Drawdowns pose a significant risk to investors, especially when considering the magnitude of the share price increase needed to recover from them.

Take, for instance, a stock that loses 1%. It might seem minor as it only requires a 1.01% gain to return to its previous high. However, a 20% drawdown demands a 25% increase to reach the former peak. More dramatically, a 50% drawdown, such as those witnessed during the Great Recession of 2008 to 2009, necessitates a 100% rise to regain the previous high.

In response to this risk, some investors adopt a strategy of avoiding drawdowns greater than 20%. When this threshold is breached, they opt to cut their losses and convert their investment into cash.

This image tells us how much recovey is needed to break even from a drawdown.

Assessment of Drawdowns

Mitigating drawdown risk often involves maintaining a well-diversified portfolio and understanding the timeframe available for recovery. For individuals early in their careers or with more than 10 years until retirement, adhering to the 20% drawdown limit commonly recommended by financial advisors can provide sufficient buffer for their portfolio’s recovery.

However, retirees must exercise extra caution regarding drawdown risks in their portfolios. Given their shorter time horizon before beginning fund withdrawals, they have less time for their portfolio to recuperate from significant losses. Diversifying investments across various asset classes, including stocks, bonds, precious metals, commodities, and cash instruments, can offer some degree of protection against drawdowns. This is because different market conditions have varying impacts on these asset classes.

Time to Recover a Drawdown

Understanding drawdowns involves not only looking at how much an investment drops, but also how long it takes to bounce back. Different investments recover at different speeds. For example, if a hedge fund or a trader’s account experiences a 10% drawdown, it could take years to make up that loss.

In contrast, another hedge fund or trader might recover from losses much faster, returning their account to its peak value in a short period. Therefore, when evaluating drawdowns, it’s important to also consider the typical recovery time for the investment or fund.
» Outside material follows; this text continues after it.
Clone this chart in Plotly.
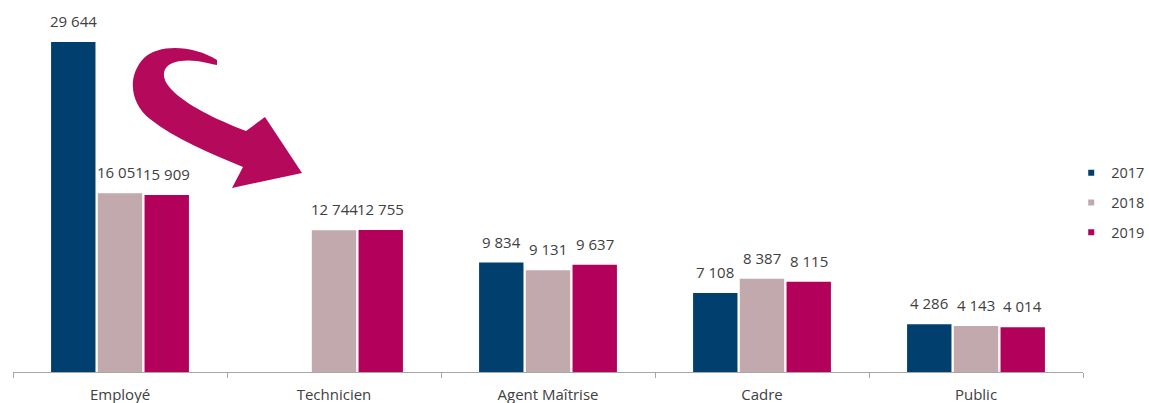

This helps in understanding the overall risk and time involved in potentially regaining lost value.

Example of a Drawdown

Imagine a trader buys shares of Facebook at $100. The price initially rises to $110 (its peak), but then drops to $80 (its trough), before eventually climbing back above $110. The highest price the stock reached was $110, while the lowest was $80. To calculate the drawdown, which measures the drop from peak to trough, we find it’s 27.3% – this is calculated by dividing the $30 drop ($110 – $80) by the peak price of $110 and then multiplying by 100.
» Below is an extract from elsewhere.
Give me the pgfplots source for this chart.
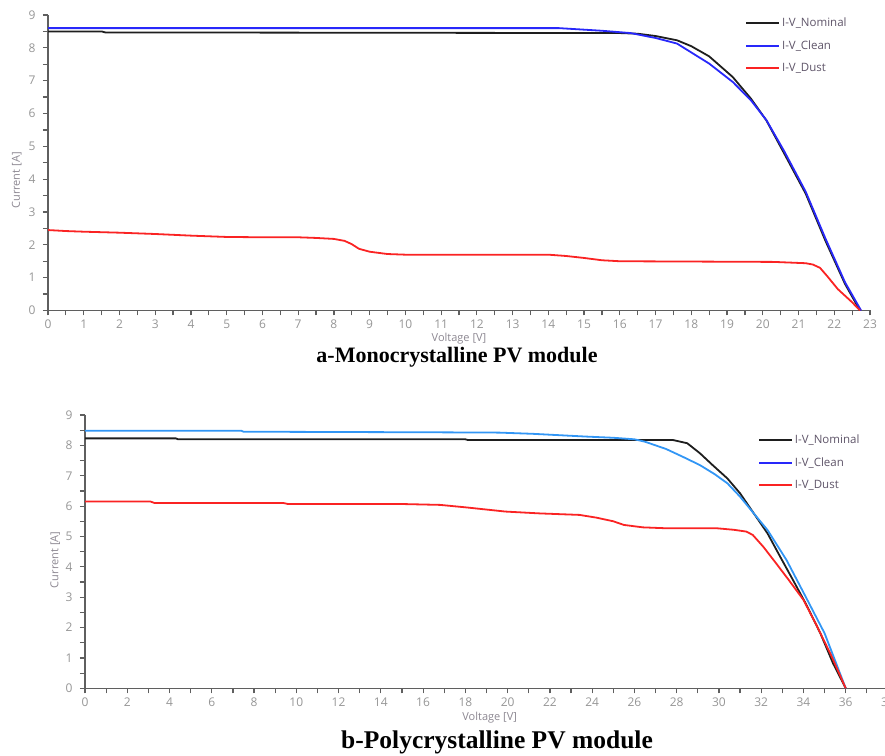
\documentclass[border=0pt]{standalone}
\usepackage{fontspec}
\setmainfont{Liberation Serif}
\newfontfamily\chartfont{Open Sans}
\usepackage{pgfplots}
\pgfplotsset{compat=1.18}
\definecolor{axisgray}{RGB}{95,95,95}
\definecolor{tickgray}{RGB}{150,150,150}
\definecolor{labgray}{RGB}{140,135,145}
\definecolor{leggray}{RGB}{95,85,105}
\definecolor{ivblack}{RGB}{30,30,30}
\definecolor{ivblue}{RGB}{40,40,250}
\definecolor{ivlblue}{RGB}{50,150,245}
\definecolor{ivred}{RGB}{250,35,35}

\pgfplotsset{
  ivstyle/.style={
    scale only axis,
    axis lines*=left,
    axis line style={draw=axisgray, line width=1.6pt},
    tick style={draw=axisgray, line width=1.2pt},
    major tick length=5pt, minor tick length=5pt,
    tick align=outside,
    minor tick num=1,
    ymin=0, ymax=9, ytick distance=1,
    xmin=0,
    ticklabel style={font=\chartfont\fontsize{12}{12}\selectfont, text=tickgray},
    xticklabel style={yshift=-1pt},
    yticklabel style={xshift=-4pt},
    /pgf/number format/assume math mode=true,
    label style={font=\chartfont\fontsize{11}{11}\selectfont, text=labgray},
    xlabel={Voltage [V]}, ylabel={Current [A]},
    legend style={draw=none, fill=none, font=\chartfont\fontsize{11.5}{11.5}\selectfont,
      text=leggray, row sep=8.5pt, inner sep=0pt},
    legend cell align=left,
    legend image code/.code={\draw[#1, line width=1.8pt] (0pt,0pt) -- (33pt,0pt);},
    every axis plot/.append style={line width=1.8pt},
  }
}

\begin{document}
\begin{tikzpicture}[x=1pt,y=1pt]
\useasboundingbox (0,0) rectangle (885,755);

% a - monocrystalline
\begin{axis}[ivstyle,
  at={(48pt,444.5pt)}, anchor=south west,
  width=822pt, height=295.5pt,
  xmax=23, xtick distance=1,
  xlabel style={at={(axis description cs:0.5,-0.095)}, anchor=center},
  ylabel style={at={(axis description cs:-0.038,0.44)}, anchor=center},
  legend style={at={(rel axis cs:0.848,0.998)}, anchor=north west},
]
\addplot[ivblack] coordinates {
(0,8.50) (1.5,8.50) (1.6,8.47) (16,8.45) (16.5,8.43) (17,8.36) (17.6,8.23)
(18,8.05) (18.5,7.74) (19.16,7.11) (19.67,6.45) (20.1,5.79) (20.6,4.78)
(21.2,3.56) (21.75,2.13) (22.3,0.81) (22.72,0)
};
\addlegendentry{I-V\_Nominal}
\addplot[ivblue] coordinates {
(0,8.60) (14.3,8.60) (14.9,8.56) (15.5,8.52) (16.3,8.45) (17,8.30) (17.6,8.13)
(18.5,7.52) (19.16,6.96) (19.67,6.40) (20.1,5.80) (20.6,4.85) (21.2,3.62)
(21.75,2.20) (22.3,0.86) (22.75,0)
};
\addlegendentry{I-V\_Clean}
\addplot[ivred] coordinates {
(0,2.45) (0.5,2.42) (1,2.40) (2,2.37) (3,2.33) (4,2.28) (5,2.24) (6,2.23)
(7,2.23) (7.5,2.21) (8,2.18) (8.3,2.12) (8.5,2.02) (8.7,1.88) (9,1.79)
(9.5,1.72) (10,1.70) (14,1.70) (14.5,1.66) (15,1.60) (15.5,1.53) (16,1.50)
(20.3,1.48) (21.2,1.44) (21.4,1.40) (21.6,1.30) (21.8,1.05) (22.1,0.65)
(22.5,0.25) (22.72,0)
};
\addlegendentry{I-V\_Dust}
\end{axis}

% b - polycrystalline
\begin{axis}[ivstyle,
  at={(85pt,66.7pt)}, anchor=south west,
  width=803pt, height=273.3pt,
  xmax=38, xtick distance=2,
  xlabel style={at={(axis description cs:0.504,-0.107)}, anchor=center},
  ylabel style={at={(axis description cs:-0.037,0.47)}, anchor=center},
  legend style={at={(rel axis cs:0.838,0.935)}, anchor=north west},
]
\addplot[ivblack] coordinates {
(0,8.23) (4.3,8.23) (4.4,8.20) (18,8.20) (18.1,8.18) (27.8,8.18) (28.5,8.07)
(29.1,7.74) (29.7,7.35) (30.4,6.91) (31.0,6.42) (31.6,5.81) (32.3,5.10)
(32.9,4.33) (33.5,3.57) (34.1,2.80) (34.8,1.81) (35.4,0.82) (36.0,0)
};
\addlegendentry{I-V\_Nominal}
\addplot[ivlblue, forget plot] coordinates {
(0,8.48) (7.4,8.48) (7.5,8.45) (16.5,8.43) (19.6,8.42) (21.2,8.38) (23.7,8.29)
(25,8.25) (26,8.20) (26.5,8.12) (27.5,7.88) (28.3,7.62) (29.1,7.35)
(29.8,7.05) (30.4,6.75) (31.0,6.31) (31.6,5.80) (32.3,5.21) (33.2,4.22)
(34.1,3.02) (35.0,1.81) (36.0,0)
};
\addlegendimage{ivblue}
\addlegendentry{I-V\_Clean}
\addplot[ivred] coordinates {
(0,6.15) (3.1,6.15) (3.3,6.10) (9.4,6.10) (9.6,6.07) (14.9,6.07) (16.8,6.04)
(18,5.96) (19.9,5.82) (21.5,5.76) (23.4,5.71) (24.2,5.62) (25.0,5.50)
(25.5,5.38) (26.4,5.30) (27.5,5.27) (29.9,5.27) (30.7,5.22) (31.3,5.16)
(31.6,5.05) (32.1,4.66) (32.7,4.12) (33.3,3.57) (34.0,2.91) (34.6,2.10)
(35.3,1.10) (36.0,0)
};
\addlegendentry{I-V\_Dust}
\end{axis}

\node[anchor=base, font=\bfseries\fontsize{22}{22}\selectfont] at (457,392) {a-Monocrystalline PV module};
\node[anchor=base, font=\bfseries\fontsize{25.5}{25.5}\selectfont] at (497,6.5) {b-Polycrystalline PV module};
\end{tikzpicture}
\end{document}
This example illustrates that a drawdown isn’t the same as a loss. While the stock’s drawdown was 27.3%, the trader would have experienced an unrealized loss of 20% when the stock hit $80. This difference is because losses are often viewed in relation to the purchase price (here, $100), not the highest price the stock reached after being bought.

Now, let’s say the stock’s price increases to $120 (a new peak), then dips to $105 (a new trough), before rising again to $125. The latest peak is $120, and the most recent trough is $105, resulting in a drawdown of 12.5%. This drawdown is calculated by taking the $15 difference ($120 – $105) and dividing it by the new peak of $120.
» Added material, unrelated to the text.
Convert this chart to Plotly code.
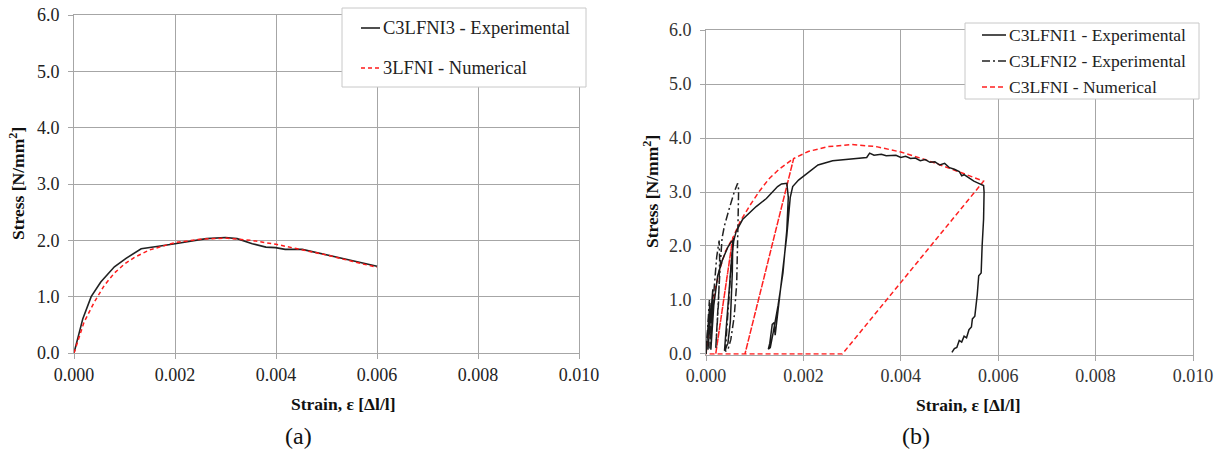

Is a Retirement Drawdown the Same As a Stock Drawdown?

A drawdown in retirement refers to the process of withdrawing funds from retirement savings. Retirees withdraw a specific portion of their savings to support their living standards, often referred to as the drawdown percentage. Withdrawing too much can lead to financial difficulties in later years, whereas withdrawing too little might result in unused funds remaining after the retiree’s passing.

The Bottom Line

There’s a fine line between turning a profit and losing your money when you invest your money. But understanding some of the intricacies of the investment world may help you keep your head in the game. Knowing what drawdowns mean and how they can help assess risk and compare investments may help you become a better trader as you mitigate your losses.